Mechanisms for the generation of the high-level zones of hydrolytic alteration include gas condensation at the water table, oxidation of H2S (and possibly SO2) in ascending fluids to form sulfuric acids in the near surface environment, supergene oxidation of sulfides, or some combination of these processes. Existing isotope data and other geochemical evidence do not unequivocally distinguish these mechanisms. It is clear, however, that large volumes of SO4 and carbonate-rich fluids were introduced at high levels in the late (waning?) stages of hydrothermal activity.
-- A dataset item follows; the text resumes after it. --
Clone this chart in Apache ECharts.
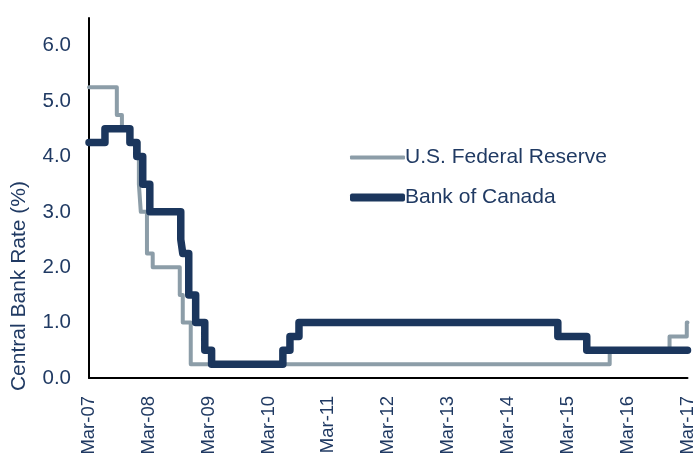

These fluids also appear to have introduced significant Mo, Pb and possibly other metals, and their attendant styles of Mo-rich and hydrolytic alteration contrast with the more alkaline (adularia-pyrite + Au-Te bearing) assemblages that characterize the main phase of mineralization in the district. The late stage SO4 and CO3 assemblages at Cripple Creek may bear similarity with zones of SO4-rich alteration described in other alkaline epithermal systems such as Lihir, and the zones of massive carbonate seen in alkaline systems in Montana and the Black Hills of WY-SD.